本会議の結びとしてまとめられた「いばらき霞ヶ浦宣言2018」の一節に「生態系サービスを次世代に引き継ぐこと」が挙げられ、「会議において得られた知見、技術を駆使し、湖沼や流域の環境や生物相(特定の環境に生息する生物種すべてをまとめたリスト)などのモニタリングデータを蓄積し、解析することで、自然資本減少の原因を明らかにし、回復に努める必要がある」と記されています。しかし、淡水魚の生物相が、科学的にモニタリングされたデータはほとんどありません。断続的な生物相データや、漁獲データは存在しますが、生物相データは継続性の面で問題があり、漁獲データは、漁師がその時々の経済的視点から種とサイズを選択したデータであり、正確な生物相を反映していません。以前、フナ類はとても貴重なタンパク源でしたが、現在では嗜好の変化で捕れたとしても売れないため漁獲統計に残りません。

そんな中、国内初の継続的な定量的魚類生物相の調査が始まっています。NIES 生物・生態系環境研究センターの野原精一氏(生態系機能評価研究室)と松崎慎一郎氏(生物多様性資源保全研究推進室)は、2005 年より霞ヶ浦の同じ場所、同じ時間内に、同じ漁法で採集された魚種すべてについて定量調査(単位努力量当たりの漁獲量)を開始し、現在も霞ヶ浦モニタリングの一環として継続しています(写真)。

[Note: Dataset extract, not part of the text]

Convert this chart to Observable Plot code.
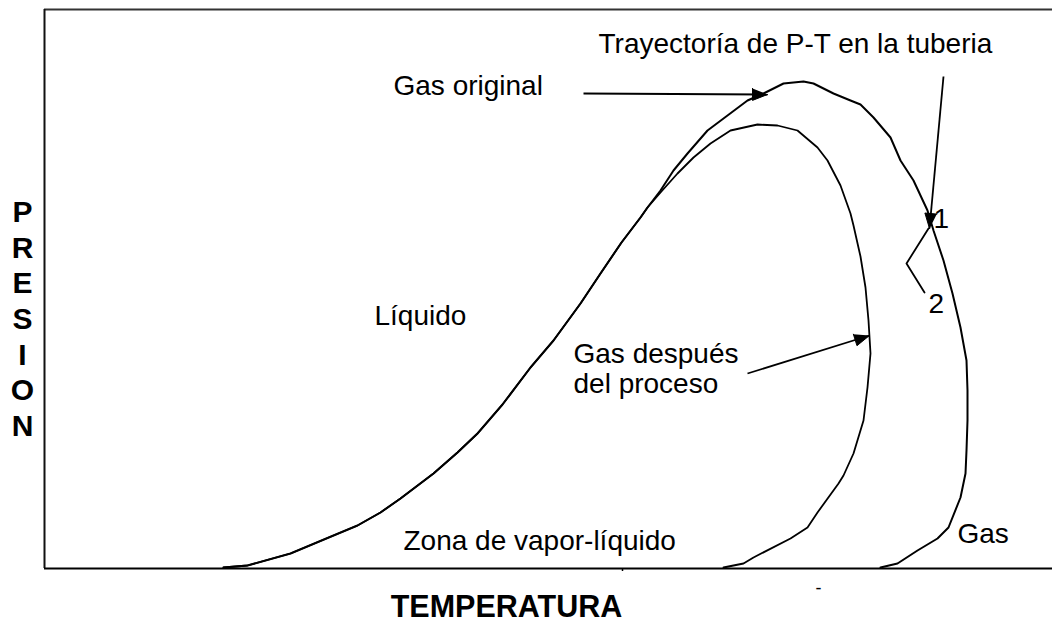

この方法で得られたデータは、場所や時間が違っても相互比較が可能となりました。

 

霞ヶ浦の魚類の定量調査。採集されたすべての魚類は種ごとに仕分けられ、個体数と重量が計測される。

松崎氏らは、2000 年前後に急増した外来魚チャネルキャットフィッシュ(アメリカナマズ)が、霞ヶ浦の在来生態系を変化させ、経済的に価値のある魚種にまで影響を与えていることを明らかにしました。

このように、生態系サービスの変化を把握し、湖沼保全に必要なデータが蓄積されています。

●NIES研究成果と今後の貢献

霞ヶ浦は、上水、農業用水、工業用水、漁業、レクリエーションなどを通じて周辺の人々に生態系サービスを提供しています。しかしその環境は、周辺住民の産業・生活スタイルの変化、開発行為、気候変動の影響を受けて劣化しており、約40年に及ぶ霞ヶ浦モニタリングデータは、生態系サービスの劣化に関わる影響因子との因果関係を解き明かしてきました。NIESは、水を採取するだけでそこに生息する魚種がわかる環境DNA調査法、温暖化影響と生態系応答の研究など、さらなる新しい切り口により、霞ヶ浦の持続的生態系サービスの利用に大きく貢献するものと期待されます。